Tristin’s article focuses on the fundamental underpinnings of individual disparate treatment theory and the unintended consequences of importation of that theory into systemic cases. She describes quite perceptively how focusing on individual decisionmakers distorts analysis of entity liability for discrimination. And it was this trap that the majority fell into.

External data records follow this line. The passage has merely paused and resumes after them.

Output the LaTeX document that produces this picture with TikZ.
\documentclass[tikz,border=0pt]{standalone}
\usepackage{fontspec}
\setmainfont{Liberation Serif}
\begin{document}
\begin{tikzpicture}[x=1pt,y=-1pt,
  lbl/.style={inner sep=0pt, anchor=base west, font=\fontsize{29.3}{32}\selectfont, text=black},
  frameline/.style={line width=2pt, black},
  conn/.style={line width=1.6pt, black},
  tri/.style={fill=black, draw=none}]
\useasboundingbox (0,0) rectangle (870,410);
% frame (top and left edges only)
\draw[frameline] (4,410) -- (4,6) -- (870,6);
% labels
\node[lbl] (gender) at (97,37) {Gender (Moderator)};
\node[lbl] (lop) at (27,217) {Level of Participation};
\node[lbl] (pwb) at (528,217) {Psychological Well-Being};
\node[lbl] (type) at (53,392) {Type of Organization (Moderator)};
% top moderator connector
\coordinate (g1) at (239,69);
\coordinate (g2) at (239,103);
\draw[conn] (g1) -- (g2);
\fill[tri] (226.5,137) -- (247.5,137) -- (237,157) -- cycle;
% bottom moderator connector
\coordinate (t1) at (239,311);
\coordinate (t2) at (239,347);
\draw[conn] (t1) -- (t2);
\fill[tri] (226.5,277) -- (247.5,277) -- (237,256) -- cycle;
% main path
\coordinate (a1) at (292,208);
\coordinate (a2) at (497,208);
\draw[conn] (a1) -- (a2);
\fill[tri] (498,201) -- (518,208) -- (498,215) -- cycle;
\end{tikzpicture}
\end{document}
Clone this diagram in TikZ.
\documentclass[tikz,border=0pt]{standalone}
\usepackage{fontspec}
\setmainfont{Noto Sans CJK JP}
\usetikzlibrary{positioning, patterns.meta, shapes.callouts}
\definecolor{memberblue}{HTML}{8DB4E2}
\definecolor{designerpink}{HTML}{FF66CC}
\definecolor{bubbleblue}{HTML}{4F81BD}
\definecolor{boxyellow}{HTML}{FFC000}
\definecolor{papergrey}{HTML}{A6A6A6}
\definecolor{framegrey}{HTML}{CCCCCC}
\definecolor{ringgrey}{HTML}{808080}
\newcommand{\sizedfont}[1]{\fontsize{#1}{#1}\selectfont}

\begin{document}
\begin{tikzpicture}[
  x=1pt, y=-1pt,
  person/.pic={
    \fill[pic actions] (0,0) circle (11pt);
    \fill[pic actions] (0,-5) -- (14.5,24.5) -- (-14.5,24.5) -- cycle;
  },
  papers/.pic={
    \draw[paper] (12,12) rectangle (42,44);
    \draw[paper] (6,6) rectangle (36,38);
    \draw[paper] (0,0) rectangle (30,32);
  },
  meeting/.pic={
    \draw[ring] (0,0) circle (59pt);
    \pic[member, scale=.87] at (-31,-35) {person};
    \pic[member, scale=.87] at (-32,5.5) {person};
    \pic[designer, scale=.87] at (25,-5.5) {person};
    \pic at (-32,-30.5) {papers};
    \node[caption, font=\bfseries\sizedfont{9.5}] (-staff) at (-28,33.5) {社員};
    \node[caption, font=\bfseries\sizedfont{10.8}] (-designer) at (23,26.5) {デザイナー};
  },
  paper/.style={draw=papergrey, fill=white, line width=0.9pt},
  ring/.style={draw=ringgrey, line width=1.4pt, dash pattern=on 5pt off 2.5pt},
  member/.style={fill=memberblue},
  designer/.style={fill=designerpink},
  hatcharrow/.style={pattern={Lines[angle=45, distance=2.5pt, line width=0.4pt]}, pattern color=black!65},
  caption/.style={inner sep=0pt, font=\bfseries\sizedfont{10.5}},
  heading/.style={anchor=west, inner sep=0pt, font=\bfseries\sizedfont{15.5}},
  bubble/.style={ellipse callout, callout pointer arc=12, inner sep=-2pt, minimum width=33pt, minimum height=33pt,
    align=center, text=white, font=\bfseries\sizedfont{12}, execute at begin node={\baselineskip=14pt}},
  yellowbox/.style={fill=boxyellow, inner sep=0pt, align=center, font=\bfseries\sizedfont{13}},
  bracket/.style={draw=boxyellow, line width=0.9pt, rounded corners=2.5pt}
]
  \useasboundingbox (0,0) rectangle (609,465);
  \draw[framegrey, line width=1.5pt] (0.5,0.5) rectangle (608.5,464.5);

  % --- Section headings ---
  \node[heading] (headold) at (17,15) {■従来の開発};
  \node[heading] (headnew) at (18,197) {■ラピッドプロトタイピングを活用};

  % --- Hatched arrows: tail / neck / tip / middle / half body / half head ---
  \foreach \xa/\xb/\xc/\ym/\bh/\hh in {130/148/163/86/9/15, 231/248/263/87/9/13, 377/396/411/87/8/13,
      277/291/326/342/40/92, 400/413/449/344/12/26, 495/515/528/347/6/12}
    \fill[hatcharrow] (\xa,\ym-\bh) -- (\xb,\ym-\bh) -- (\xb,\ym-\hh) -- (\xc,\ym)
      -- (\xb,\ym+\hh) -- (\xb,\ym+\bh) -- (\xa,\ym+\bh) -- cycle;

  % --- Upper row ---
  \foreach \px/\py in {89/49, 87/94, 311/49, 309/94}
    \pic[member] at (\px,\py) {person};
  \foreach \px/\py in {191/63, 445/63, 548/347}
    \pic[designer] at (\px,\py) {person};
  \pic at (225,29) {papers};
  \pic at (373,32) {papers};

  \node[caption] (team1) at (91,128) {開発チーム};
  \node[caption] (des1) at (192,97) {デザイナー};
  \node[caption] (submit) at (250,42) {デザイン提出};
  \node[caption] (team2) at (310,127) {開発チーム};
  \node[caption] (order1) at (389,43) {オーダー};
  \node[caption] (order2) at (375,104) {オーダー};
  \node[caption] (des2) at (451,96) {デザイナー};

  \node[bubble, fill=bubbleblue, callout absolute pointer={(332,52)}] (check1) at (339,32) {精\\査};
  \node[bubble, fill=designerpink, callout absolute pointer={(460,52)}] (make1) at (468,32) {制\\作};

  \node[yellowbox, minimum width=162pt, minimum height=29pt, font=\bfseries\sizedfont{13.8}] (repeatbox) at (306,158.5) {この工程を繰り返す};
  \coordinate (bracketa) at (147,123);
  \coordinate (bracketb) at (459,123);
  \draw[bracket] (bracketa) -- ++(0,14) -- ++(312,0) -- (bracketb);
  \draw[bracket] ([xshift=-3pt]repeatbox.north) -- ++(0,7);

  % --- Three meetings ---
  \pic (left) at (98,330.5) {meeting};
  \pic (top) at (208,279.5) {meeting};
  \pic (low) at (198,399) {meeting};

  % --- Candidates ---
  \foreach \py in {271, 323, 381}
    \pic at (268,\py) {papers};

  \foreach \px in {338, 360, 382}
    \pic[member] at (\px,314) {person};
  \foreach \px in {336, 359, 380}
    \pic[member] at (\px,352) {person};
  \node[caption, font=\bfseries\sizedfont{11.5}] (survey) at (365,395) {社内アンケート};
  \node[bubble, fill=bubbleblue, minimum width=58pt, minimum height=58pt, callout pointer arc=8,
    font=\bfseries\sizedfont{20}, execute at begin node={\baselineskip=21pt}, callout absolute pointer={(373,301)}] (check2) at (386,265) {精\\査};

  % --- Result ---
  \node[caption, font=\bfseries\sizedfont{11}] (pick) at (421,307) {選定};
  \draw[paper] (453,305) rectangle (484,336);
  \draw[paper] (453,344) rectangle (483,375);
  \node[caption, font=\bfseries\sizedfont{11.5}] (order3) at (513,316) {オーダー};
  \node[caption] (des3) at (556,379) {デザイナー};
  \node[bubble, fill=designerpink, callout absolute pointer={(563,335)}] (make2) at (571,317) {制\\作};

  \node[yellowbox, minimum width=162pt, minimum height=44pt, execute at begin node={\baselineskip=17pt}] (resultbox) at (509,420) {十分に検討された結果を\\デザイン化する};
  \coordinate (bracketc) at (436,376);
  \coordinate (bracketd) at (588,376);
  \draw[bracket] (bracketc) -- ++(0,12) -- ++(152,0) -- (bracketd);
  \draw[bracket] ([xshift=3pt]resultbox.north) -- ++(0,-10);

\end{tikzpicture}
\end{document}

Tristin begins her analysis of systemic disparate treatment with a discussion of the Supreme Court cases that fleshed out the theory, and the view of systemic disparate treatment liability proposed by one of the dissenters to the Ninth Circuit’s en banc decision to affirm the class certification. Judge Ikuta would have held that in order to demonstrate a systemic disparate treatment claim, plaintiffs would have to show a company-wide policy of discrimination, in other words, that the managers at the top imposed their policy with the intent that the policy injure women. The Supreme Court essentially agreed that plaintiffs needed to show a company-wide policy of discrimination for this class to be certified.

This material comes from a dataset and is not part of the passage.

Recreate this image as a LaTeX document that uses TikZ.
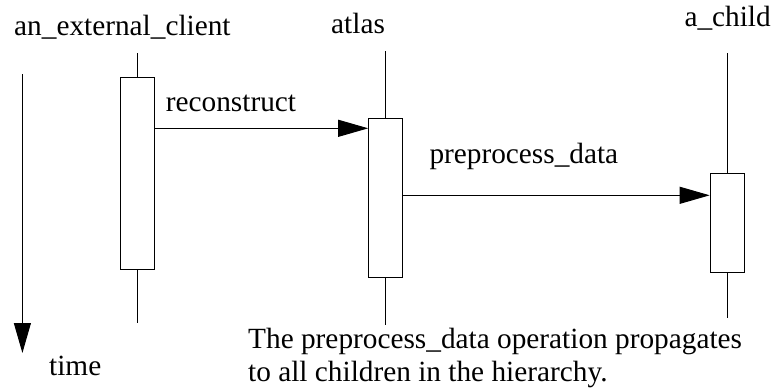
\documentclass[tikz,border=0pt]{standalone}
\usepackage{fontspec}
\setmainfont{Liberation Serif}
\usetikzlibrary{arrows.meta}
\begin{document}
\begin{tikzpicture}[x=1pt,y=-1pt,
  lbl/.style={inner sep=0pt, anchor=base west, font=\fontsize{29.3}{33.7}\selectfont},
  actbox/.style={draw=black, fill=white, line width=1pt, minimum width=34pt, inner sep=0pt},
  lifeline/.style={line width=1pt},
  msg/.style={line width=1pt, -{Triangle[length=30pt,width=17pt]}}]
\useasboundingbox (0,0) rectangle (772,389);
% labels
\node[lbl] (lclient) at (14,35) {an\_external\_client};
\node[lbl] (latlas) at (331,33.3) {atlas};
\node[lbl] (lchild) at (684.3,26.7) {a\_child};
% lifeline ends
\coordinate (ctop) at (137.5,53);
\coordinate (cbot) at (137.5,323);
\coordinate (atop) at (385.7,51);
\coordinate (abot) at (385.7,325);
\coordinate (htop) at (727.2,53);
\coordinate (hbot) at (727.2,318);
% activation boxes
\node[actbox, minimum height=191.7pt] (cbox) at (137.5,173.2) {};
\node[actbox, minimum height=158.7pt] (abox) at (385.7,198.3) {};
\node[actbox, minimum height=99.4pt] (hbox) at (727.2,223) {};
\draw[lifeline] (ctop) -- (cbox.north);
\draw[lifeline] (cbox.south) -- (cbot);
\draw[lifeline] (atop) -- (abox.north);
\draw[lifeline] (abox.south) -- (abot);
\draw[lifeline] (htop) -- (hbox.north);
\draw[lifeline] (hbox.south) -- (hbot);
% messages
\coordinate (m1) at (0,128.3);
\coordinate (m2) at (0,195.3);
\draw[msg] (cbox.east |- m1) -- (abox.west |- m1);
\draw[msg] (abox.east |- m2) -- (hbox.west |- m2);
\node[lbl] (lrec) at (165.7,111.7) {reconstruct};
\node[lbl] (lpre) at (429.3,163.3) {preprocess\_data};
% time arrow
\coordinate (ttop) at (22.4,74);
\coordinate (tbot) at (22.4,353);
\draw[msg] (ttop) -- (tbot);
\node[lbl] (ltime) at (49,375) {time};
% note
\node[lbl] (note1) at (248,348) {The preprocess\_data operation propagates};
\node[lbl] (note2) at (248,381.7) {to all children in the hierarchy.};
\end{tikzpicture}
\end{document}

It is this view of entity liability as fundamentally vicarious that poses the greatest threat to systemic disparate treatment theory. If the policy view of entity liability is required for systemic disparate treatment, then systemic disparate treatment will, in operation, be limited to express official policies, regardless of how widespread the disparities are or how strong the correlation between protected status and injury. This view of entity liability also focuses too much attention on individual decisionmakers, ignoring the role of the systems in place in causing or perpetuating disparities of treatment for members of a protected class.
Tristin proposes using a context model of organizational wrongdoing as the theoretical underpinning for systemic disparate treatment. In her words,
A context model of organizational wrongdoing helps make clear why entity liability for systemic disparate treatment is direct rather than vicarious. The employer is being held responsible for something that it has done. The employer‘s responsibility under this model turns not on identification of a single instance or even multiple instances of disparate treatment; rather, its responsibility turns on its own role in producing disparate treatment.

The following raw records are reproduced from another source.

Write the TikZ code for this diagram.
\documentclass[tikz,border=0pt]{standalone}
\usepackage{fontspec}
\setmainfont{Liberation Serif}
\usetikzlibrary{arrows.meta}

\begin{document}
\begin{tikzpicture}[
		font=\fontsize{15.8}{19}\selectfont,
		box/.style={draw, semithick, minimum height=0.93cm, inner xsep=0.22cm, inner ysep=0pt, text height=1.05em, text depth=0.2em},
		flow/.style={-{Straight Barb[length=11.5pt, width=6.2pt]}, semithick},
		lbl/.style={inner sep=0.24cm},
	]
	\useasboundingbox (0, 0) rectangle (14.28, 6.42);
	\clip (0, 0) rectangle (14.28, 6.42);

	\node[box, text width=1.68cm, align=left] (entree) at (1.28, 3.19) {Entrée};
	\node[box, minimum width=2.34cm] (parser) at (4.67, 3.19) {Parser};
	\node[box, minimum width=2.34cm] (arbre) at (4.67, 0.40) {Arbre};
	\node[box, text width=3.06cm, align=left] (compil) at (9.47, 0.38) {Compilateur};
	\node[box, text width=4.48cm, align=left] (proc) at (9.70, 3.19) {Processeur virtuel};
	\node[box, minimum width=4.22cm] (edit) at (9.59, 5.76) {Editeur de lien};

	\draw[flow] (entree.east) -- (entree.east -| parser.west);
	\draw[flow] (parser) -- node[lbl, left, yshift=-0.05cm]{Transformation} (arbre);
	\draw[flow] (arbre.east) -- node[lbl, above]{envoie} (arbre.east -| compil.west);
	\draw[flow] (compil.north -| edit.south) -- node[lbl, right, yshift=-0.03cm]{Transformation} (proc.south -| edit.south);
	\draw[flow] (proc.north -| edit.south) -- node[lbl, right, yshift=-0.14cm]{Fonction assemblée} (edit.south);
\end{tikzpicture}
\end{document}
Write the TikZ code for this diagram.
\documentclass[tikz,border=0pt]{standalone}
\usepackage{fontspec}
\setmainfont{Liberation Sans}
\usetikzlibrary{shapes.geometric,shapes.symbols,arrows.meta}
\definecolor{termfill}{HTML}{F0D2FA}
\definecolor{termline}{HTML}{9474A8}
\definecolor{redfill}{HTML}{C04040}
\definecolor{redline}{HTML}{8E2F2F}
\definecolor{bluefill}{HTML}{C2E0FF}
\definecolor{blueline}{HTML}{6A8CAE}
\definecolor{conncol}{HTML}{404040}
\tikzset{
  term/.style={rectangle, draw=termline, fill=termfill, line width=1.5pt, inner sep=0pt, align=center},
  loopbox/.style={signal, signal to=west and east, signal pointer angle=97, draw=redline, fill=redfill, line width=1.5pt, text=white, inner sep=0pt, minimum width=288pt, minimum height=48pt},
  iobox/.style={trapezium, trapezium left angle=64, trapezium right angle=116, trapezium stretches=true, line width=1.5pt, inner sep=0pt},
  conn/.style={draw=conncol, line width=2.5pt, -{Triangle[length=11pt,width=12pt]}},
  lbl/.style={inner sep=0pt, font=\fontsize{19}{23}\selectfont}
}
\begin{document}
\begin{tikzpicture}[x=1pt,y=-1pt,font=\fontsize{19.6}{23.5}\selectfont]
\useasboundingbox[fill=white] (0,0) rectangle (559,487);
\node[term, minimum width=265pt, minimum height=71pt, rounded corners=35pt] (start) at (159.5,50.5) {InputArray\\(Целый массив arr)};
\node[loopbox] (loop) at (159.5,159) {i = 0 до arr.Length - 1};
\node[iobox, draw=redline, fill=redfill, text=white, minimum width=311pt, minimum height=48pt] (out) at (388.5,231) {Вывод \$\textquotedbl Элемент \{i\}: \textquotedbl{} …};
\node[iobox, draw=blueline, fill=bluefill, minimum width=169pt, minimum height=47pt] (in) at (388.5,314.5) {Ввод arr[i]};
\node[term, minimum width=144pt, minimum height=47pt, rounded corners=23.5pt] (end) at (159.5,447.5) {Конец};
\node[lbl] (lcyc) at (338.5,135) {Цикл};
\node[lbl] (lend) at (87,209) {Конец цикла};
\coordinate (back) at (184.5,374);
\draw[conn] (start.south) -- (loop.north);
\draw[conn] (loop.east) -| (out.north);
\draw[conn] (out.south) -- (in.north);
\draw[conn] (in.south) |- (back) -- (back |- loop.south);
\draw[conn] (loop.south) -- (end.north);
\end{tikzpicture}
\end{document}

Changing the focus this way holds entities responsible when disparate treatment is the regular practice within the organization. When disparate treatment is the regular practice, it is unlikely that the disparities are being caused by a few “rogue” individuals acting on biases uninfluenced by the norms of the organization. It is the entity itself that is exercising disparate treatment, and it is not only vicariously liable. When disparate treatment exists, but is unusual rather than regular, individual disparate treatment is the appropriate approach, and the employer may be vicariously liable for the acts of its agents. Tristin goes further to operationalize the way that this theoretical underpinning would play out in a systemic disparate treatment case.
The analysis is thorough and the arguments provocative. Certainly, those who view liability of entities as principle-agent problems will resist the notion that entities can ever be responsible other than vicariously except in limited circumstances. The view that an organization is in anyway independent of the people who run it, that it can act without the fully self-aware, conscious volition of actors, that protected status rather than individual motive can cause discrimination, is not something that large groups of lawyers, judges, or legal scholars wholeheartedly accept. And that was clearly the view of the majority in Wal-Mart. Despite that limitation, Tristin’s contribution illuminates much about the principles that underlie systemic disparate treatment and the challenges to full implementation of Title VII that remain.